- Work to do -
Copy out all lines carrying the word "picture".

- Records supplied -

==============================

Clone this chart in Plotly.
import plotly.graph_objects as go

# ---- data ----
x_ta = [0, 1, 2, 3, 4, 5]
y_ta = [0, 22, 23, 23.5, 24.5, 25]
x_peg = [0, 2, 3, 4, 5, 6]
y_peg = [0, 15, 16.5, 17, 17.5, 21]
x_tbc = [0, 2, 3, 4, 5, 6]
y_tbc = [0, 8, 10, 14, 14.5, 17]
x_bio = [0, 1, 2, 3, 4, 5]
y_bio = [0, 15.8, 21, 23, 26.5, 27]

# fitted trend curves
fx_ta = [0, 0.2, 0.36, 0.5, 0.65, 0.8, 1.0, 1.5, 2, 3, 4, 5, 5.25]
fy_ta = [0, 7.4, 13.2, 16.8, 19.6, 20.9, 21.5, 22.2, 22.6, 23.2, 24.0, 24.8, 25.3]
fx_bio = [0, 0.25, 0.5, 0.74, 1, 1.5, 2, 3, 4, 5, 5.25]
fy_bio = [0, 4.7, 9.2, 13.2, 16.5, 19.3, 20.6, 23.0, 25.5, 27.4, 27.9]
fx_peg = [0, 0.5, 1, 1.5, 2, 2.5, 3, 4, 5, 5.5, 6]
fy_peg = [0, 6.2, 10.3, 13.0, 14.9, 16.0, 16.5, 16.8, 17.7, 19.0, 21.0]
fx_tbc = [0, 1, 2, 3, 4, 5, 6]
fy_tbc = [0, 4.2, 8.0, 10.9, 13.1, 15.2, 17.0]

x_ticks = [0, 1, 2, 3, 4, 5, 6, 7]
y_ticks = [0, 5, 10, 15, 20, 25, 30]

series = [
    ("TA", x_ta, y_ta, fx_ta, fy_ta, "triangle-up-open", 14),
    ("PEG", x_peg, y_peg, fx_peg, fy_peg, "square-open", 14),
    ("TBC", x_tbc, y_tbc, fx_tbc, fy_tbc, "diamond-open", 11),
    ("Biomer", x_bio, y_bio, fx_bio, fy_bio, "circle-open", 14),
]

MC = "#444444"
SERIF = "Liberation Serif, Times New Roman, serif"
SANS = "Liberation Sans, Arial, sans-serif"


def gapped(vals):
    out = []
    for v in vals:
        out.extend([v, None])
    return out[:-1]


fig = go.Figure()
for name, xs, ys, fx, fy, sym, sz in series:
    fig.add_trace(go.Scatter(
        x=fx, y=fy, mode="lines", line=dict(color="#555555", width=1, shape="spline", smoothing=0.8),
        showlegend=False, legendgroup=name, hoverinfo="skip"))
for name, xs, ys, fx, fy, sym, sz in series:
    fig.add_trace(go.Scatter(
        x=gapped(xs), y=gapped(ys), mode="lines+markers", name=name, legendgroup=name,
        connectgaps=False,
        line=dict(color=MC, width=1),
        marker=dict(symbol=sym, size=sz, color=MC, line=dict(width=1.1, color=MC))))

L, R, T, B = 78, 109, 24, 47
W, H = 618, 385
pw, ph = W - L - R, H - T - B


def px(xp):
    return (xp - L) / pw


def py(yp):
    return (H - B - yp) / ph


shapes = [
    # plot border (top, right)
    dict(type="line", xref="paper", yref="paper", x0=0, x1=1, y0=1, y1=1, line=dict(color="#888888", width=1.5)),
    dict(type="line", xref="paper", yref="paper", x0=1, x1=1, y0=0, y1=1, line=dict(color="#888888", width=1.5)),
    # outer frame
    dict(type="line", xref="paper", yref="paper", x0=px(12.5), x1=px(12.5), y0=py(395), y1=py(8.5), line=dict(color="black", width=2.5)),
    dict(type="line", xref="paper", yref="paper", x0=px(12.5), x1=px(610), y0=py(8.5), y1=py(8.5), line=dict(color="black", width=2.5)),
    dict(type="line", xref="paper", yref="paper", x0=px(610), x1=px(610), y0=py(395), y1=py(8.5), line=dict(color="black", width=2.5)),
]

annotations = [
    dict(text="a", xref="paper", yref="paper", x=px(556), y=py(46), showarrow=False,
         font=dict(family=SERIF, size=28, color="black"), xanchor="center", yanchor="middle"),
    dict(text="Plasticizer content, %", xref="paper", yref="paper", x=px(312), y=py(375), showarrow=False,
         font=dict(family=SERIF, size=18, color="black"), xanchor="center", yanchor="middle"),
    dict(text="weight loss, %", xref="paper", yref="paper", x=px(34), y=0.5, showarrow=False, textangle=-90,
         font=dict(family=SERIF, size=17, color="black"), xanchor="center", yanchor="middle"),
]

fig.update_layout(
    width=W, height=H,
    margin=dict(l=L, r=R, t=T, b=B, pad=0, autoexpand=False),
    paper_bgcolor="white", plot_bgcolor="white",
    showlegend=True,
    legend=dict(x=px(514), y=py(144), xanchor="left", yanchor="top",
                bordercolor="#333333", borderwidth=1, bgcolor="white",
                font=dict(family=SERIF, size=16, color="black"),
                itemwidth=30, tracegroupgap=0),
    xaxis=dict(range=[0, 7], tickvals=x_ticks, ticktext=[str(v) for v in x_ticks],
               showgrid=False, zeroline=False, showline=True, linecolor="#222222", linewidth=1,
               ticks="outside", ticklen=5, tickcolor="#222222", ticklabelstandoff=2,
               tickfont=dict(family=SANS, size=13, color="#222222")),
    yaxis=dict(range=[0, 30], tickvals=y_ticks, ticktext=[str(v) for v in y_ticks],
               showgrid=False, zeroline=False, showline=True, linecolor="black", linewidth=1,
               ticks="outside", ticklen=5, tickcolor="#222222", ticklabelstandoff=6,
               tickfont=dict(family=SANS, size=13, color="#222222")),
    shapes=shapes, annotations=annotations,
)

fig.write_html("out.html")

==============================

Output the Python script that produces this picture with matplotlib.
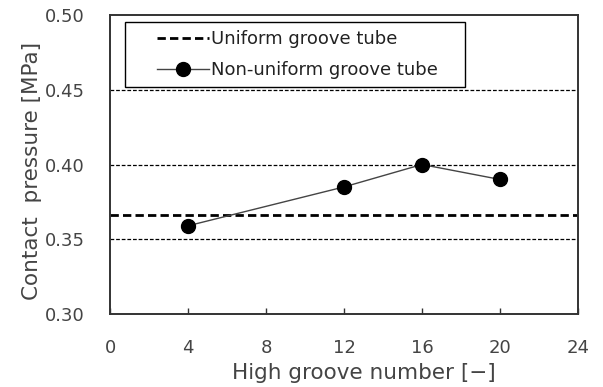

==============================

- Completed task -
Output the Python script that produces this picture with matplotlib.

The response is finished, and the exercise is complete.